A lawsuit by a former Republican state representative from Clackamas and a lawyer from Lake Oswego have asked the Oregon Supreme Court to overturn the legislative redistricting plan passed by the Legislature's Democratic majorities.
Patrick Sheehan, a real estate agent who was in the Oregon House for one term a decade ago, and Samantha Hazel are represented by Kevin Mannix, a Salem lawyer, former legislator and two-time candidate for both attorney general and governor and 2008 candidate for the 5th District congressional seat. Mannix was a Democrat when first elected to the House in 1988, but he became a Republican in 1997, after he lost his first bid for attorney general in the 1996 Democratic primary.
In their suit filed by the deadline of Monday, Oct. 25, they asked the high court to substitute the "Equitable Map Oregon Plan."
They allege that the plan approved in Senate Bill 882 on Sept. 27 violated the legal standards for legislative redistricting, that there were no in-person public hearings and that the hearings that were held focused only on plans submitted by the Democratic and Republican caucuses.
"Failure to consider nonpartisan maps, or even allow testimony on those maps, even when their submission was allowed, violated" Oregon law, the suit alleges.

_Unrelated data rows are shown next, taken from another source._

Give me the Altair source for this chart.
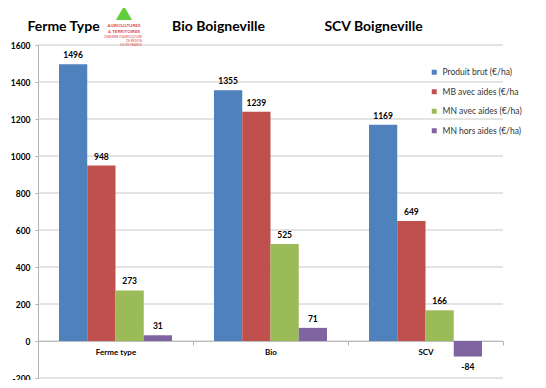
import altair as alt
import pandas as pd

categories = ["Ferme type", "Bio", "SCV"]
series = ["Produit brut (€/ha)", "MB avec aides (€/ha", "MN avec aides (€/ha)", "MN hors aides (€/ha)"]
produit_brut = [1496, 1355, 1169]
mb_avec_aides = [948, 1239, 649]
mn_avec_aides = [273, 525, 166]
mn_hors_aides = [31, 71, -84]
colors = ["#4F81BD", "#C0504D", "#9BBB59", "#8064A2"]
group_titles = ["Ferme Type", "Bio Boigneville", "SCV Boigneville"]
logo_big_lines = ["AGRICULTURES", "& TERRITOIRES"]
logo_small_lines = ["CHAMBRE D'AGRICULTURE", "DE RÉGION", "ILE-DE-FRANCE"]
y_ticks = list(range(-200, 1601, 200))

rows = []
for s, vals in zip(series, [produit_brut, mb_avec_aides, mn_avec_aides, mn_hors_aides]):
    for c, v in zip(categories, vals):
        rows.append({"cat": c, "serie": s, "value": v, "label": str(v)})
df = pd.DataFrame(rows)

FONT = "Lato"
W, H = 465, 333
TOP = 37

x_axis = alt.Axis(title=None, labelAngle=0, labelFont=FONT, labelFontSize=8,
                  labelFontWeight="bold", labelColor="#000000",
                  domainColor="#b0b0b0", tickColor="#b0b0b0", tickSize=4,
                  tickBand="extent", labelPadding=3,
                  offset=-H * 200 / 1800)
y_axis = alt.Axis(title=None, values=y_ticks, format="d",
                  labelExpr="replace(datum.label, '\u2212', '-')",
                  labelOverlap=False, labelFont=FONT, labelFontSize=8.5,
                  labelFontWeight="bold", labelColor="#000000",
                  domainColor="#b0b0b0", tickColor="#b0b0b0", tickSize=3,
                  labelPadding=5, grid=False)
x_scale = alt.Scale(paddingInner=0, paddingOuter=0)
y_scale = alt.Scale(domain=[-200, 1600], nice=False)
off_scale = alt.Scale(paddingInner=0, paddingOuter=0.743)


def enc_x():
    return alt.X("cat:N", sort=categories, scale=x_scale, axis=x_axis)


def enc_off():
    return alt.XOffset("serie:N", sort=series, scale=off_scale)


def enc_y():
    return alt.Y("value:Q", scale=y_scale, axis=y_axis)


grid = alt.Chart(pd.DataFrame({"value": y_ticks})).mark_rule(
    color="#c8c8c8", strokeWidth=1
).encode(y=enc_y())

bars = alt.Chart(df).mark_bar().encode(
    x=enc_x(), xOffset=enc_off(), y=enc_y(),
    color=alt.Color("serie:N", sort=series, scale=alt.Scale(domain=series, range=colors),
                    legend=alt.Legend(title=None, orient="none", legendX=392, legendY=23,
                                      symbolType="square", symbolSize=25, symbolStrokeWidth=0,
                                      labelFont=FONT, labelFontSize=8.5, labelColor="#333333",
                                      rowPadding=10.5)),
)

pos_labels = alt.Chart(df).transform_filter("datum.value >= 0").mark_text(
    baseline="bottom", dy=-4, font=FONT, fontSize=8.5, fontWeight="bold", color="#000000"
).encode(x=enc_x(), xOffset=enc_off(), y=enc_y(), text="label:N")

neg_labels = alt.Chart(df).transform_filter("datum.value < 0").mark_text(
    baseline="top", dy=6, font=FONT, fontSize=8.5, fontWeight="bold", color="#000000"
).encode(x=enc_x(), xOffset=enc_off(), y=enc_y(), text="label:N")

titles_df = pd.DataFrame({"cat": categories, "title": group_titles})
titles = alt.Chart(titles_df).mark_text(
    font=FONT, fontSize=14, fontWeight="bold", color="#000000", dx=-52
).encode(x=enc_x(), y=alt.value(-18), text="title:N")

one = pd.DataFrame({"a": [1]})
logo_tri = alt.Chart(one).mark_point(
    shape="triangle-up", filled=True, size=260, color="#5fcf3a", opacity=1
).encode(x=alt.value(86), y=alt.value(-32))

logo_big = alt.Chart(one).mark_text(
    font=FONT, fontSize=4.5, fontWeight="bold", color="#e0474c", align="center",
    baseline="middle", lineHeight=6, text=logo_big_lines
).encode(x=alt.value(86), y=alt.value(-19))

logo_small = alt.Chart(one).mark_text(
    font=FONT, fontSize=3, color="#e0474c", align="right",
    baseline="middle", lineHeight=4, text=logo_small_lines
).encode(x=alt.value(104), y=alt.value(-8))

chart = alt.layer(grid, bars, pos_labels, neg_labels, titles, logo_tri, logo_big, logo_small).properties(
    width=W, height=H,
    autosize=alt.AutoSizeParams(type="none"),
    padding={"left": 30, "top": TOP, "right": 35, "bottom": 372 - TOP - H},
).configure_view(stroke=None)

chart.save("out.html", embed_options={"renderer": "svg", "actions": False})
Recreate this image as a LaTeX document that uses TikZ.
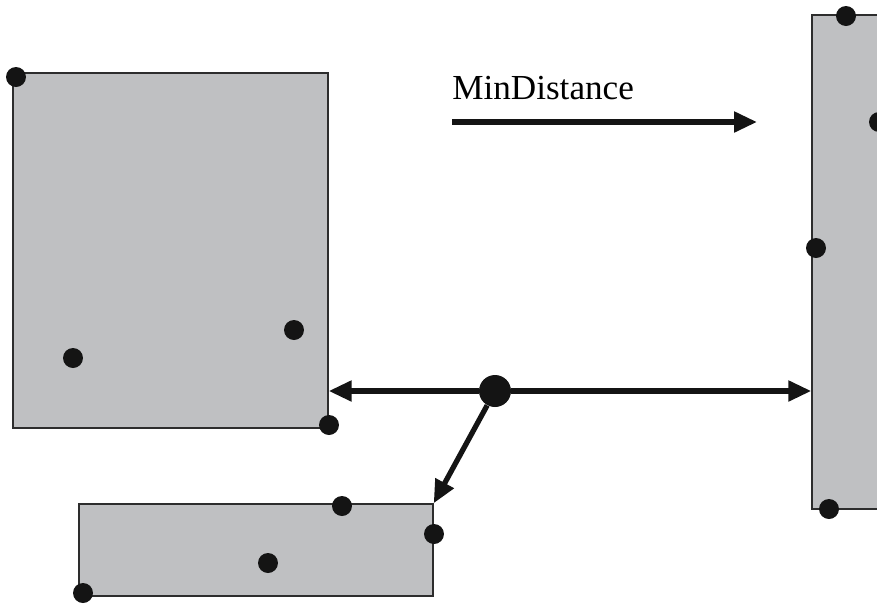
\documentclass[tikz,border=0pt]{standalone}
\usepackage{fontspec}
\setmainfont{Liberation Serif}
\usepackage{tikz}
\usetikzlibrary{arrows.meta,calc}
\definecolor{BoxFill}{RGB}{191,192,194}
\definecolor{BoxLine}{RGB}{45,45,45}
\definecolor{DotInk}{RGB}{20,20,20}

\begin{document}
\begin{tikzpicture}[
  x=0.02cm, y=-0.02cm,
  region/.style={draw=BoxLine, fill=BoxFill, line width=0.85pt, inner sep=0pt},
  pt/.style={circle, fill=DotInk, inner sep=0pt, minimum size=0.4cm},
  query/.style={circle, fill=DotInk, inner sep=0pt, minimum size=0.64cm},
  arr/.style={-{Triangle[length=0.46cm,width=0.4cm]}, line width=3pt, DotInk},
]
  \clip (0,0) rectangle (877,603);

  % regions
  \node[region, minimum width=6.3cm, minimum height=7.1cm] (boxA) at (170.5,250.5) {};
  \node[region, minimum width=7.08cm, minimum height=1.84cm] (boxB) at (256,550) {};
  \node[region, minimum width=2.56cm, minimum height=9.88cm] (boxC) at (876,262) {};

  % points
  \node[pt] (a1) at (16,77) {};
  \node[pt] (a2) at (73,358) {};
  \node[pt] (a3) at (294,330) {};
  \node[pt] (a4) at (329,425) {};
  \node[pt] (b1) at (342,506) {};
  \node[pt] (b2) at (434,534) {};
  \node[pt] (b3) at (268,563) {};
  \node[pt] (b4) at (83,593) {};
  \node[pt] (c1) at (846,16) {};
  \node[pt] (c2) at (879,122) {};
  \node[pt] (c3) at (816,248) {};
  \node[pt] (c4) at (829,509) {};
  \node[query] (q) at (495,391) {};

  % distances
  \draw[arr] (q) -- (q -| boxA.east);
  \draw[arr] (q) -- (q -| boxC.west);
  \draw[arr] (q) -- (boxB.north east);

  % label
  \node[anchor=base west, inner sep=0pt, font=\fontsize{20}{24}\selectfont] (mdlab) at (452,99) {MinDistance};
  \coordinate (md0) at (452,122);
  \coordinate (md1) at (757,122);
  \draw[arr] (md0) -- (md1);
\end{tikzpicture}
\end{document}
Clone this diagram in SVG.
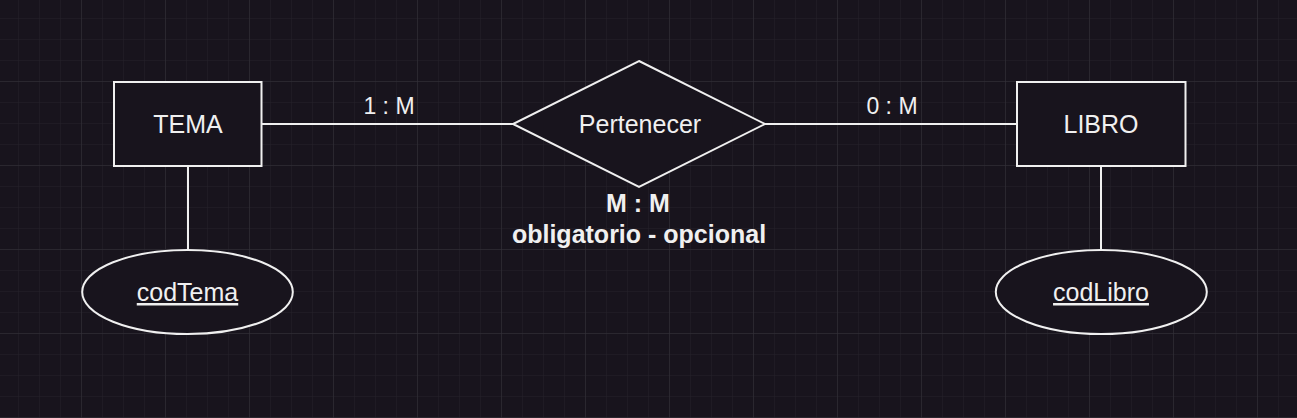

"This showed that the legislative districts were drawn not based on public input, but instead in regard to the preferences of Oregon's two major political parties. The redistricting process was limited to maps that use political party preferences as a basis. This favored the two major political parties of Oregon, and nothing else."
They said they vetted the fairness of their plan via the Campaign Legal Center, a nonprofit, nonpartisan government watchdog group. The center, based in Washington, D.C., has a tool to measure whether a plan is tilted toward one party or another. Its website said the legislative districting plans in effect in Oregon during the last decade were not skewed in favor of Democrats or Republicans.
Challenges to a legislative redistricting plan go directly to the Supreme Court.
Lawyers for the Legislature and the Oregon Department of Justice have until Nov. 8 to respond to the court about why the approved plan complies with legal and constitutional requirements.
The justices have until Nov. 22 to decide the lawsuit.
If the court decides no changes are required, the plan takes effect Jan. 1 for the 2022 election cycle.
If the court decides there should be changes, an opinion specifying them will be issued by Dec. 6, and Secretary of State Shemia Fagan, the state's chief elections officer, would submit proposed changes by Jan. 17. The court would then face a final deadline of Jan. 31; the amended plan would become final on Feb. 1, slightly more than a month before the March 8 filing deadline for the 2022 primary election.
A separate challenge, led by former Secretary of State Bev Clarno, has been filed against the congressional redistricting plan that lawmakers also approved on Sept. 27. Though the Supreme Court is also the ultimate arbiter of that plan, the initial review will be conducted by a panel of five retired judges named by Chief Justice Martha Walters.
Among the legal standards for redistricting are that districts must be contiguous, be of equal population, use existing geographic and political boundaries, not divide communities of common interest and be connected by transportation links. Districts also cannot be drawn to favor a political party, incumbent legislator or other person and cannot dilute the voting strength of any language or minority group.
Two House districts must be nestled within the boundaries of a single Senate district. Oregon has 30 Senate and 60 House districts.
The Senate and House redistricting committees had planned a series of in-person public hearings around Oregon when they released draft maps on Sept. 3, following the Aug. 12 release of 2020 federal census-block data used to draw maps to account for population shifts in the past decade.
But the onset of the delta variant of the COVID-19 coronavirus compelled the committees to revert to a series of virtual hearings — two for each of Oregon's five existing U.S. House districts — between Sept. 8 and 13. Committees conducted all hearings and votes online during the 2021 regular session that ended June 26.
No challenges were filed to the 2011 plan that lawmakers came up with for Senate and House districts, the first time in a century that happened in Oregon. The House was split at 30-30; the Senate, 16 Democrats and 14 Republicans.
About a dozen lawsuits were filed against the 2001 legislative redistricting plan drawn up by Secretary of State Bill Bradbury, a Democrat, after Democratic Gov. John Kitzhaber vetoed a plan by Republican legislative majorities which initially attempted to impose one by a resolution that does not require the governor's approval. (The Supreme Court ruled later that lawmakers cannot bypass the usual process for legislation when they do redistricting.)
The justices ordered a single correction relating to the population of the federal prison in Sheridan. Bradbury had already acknowledged an error and corrected it.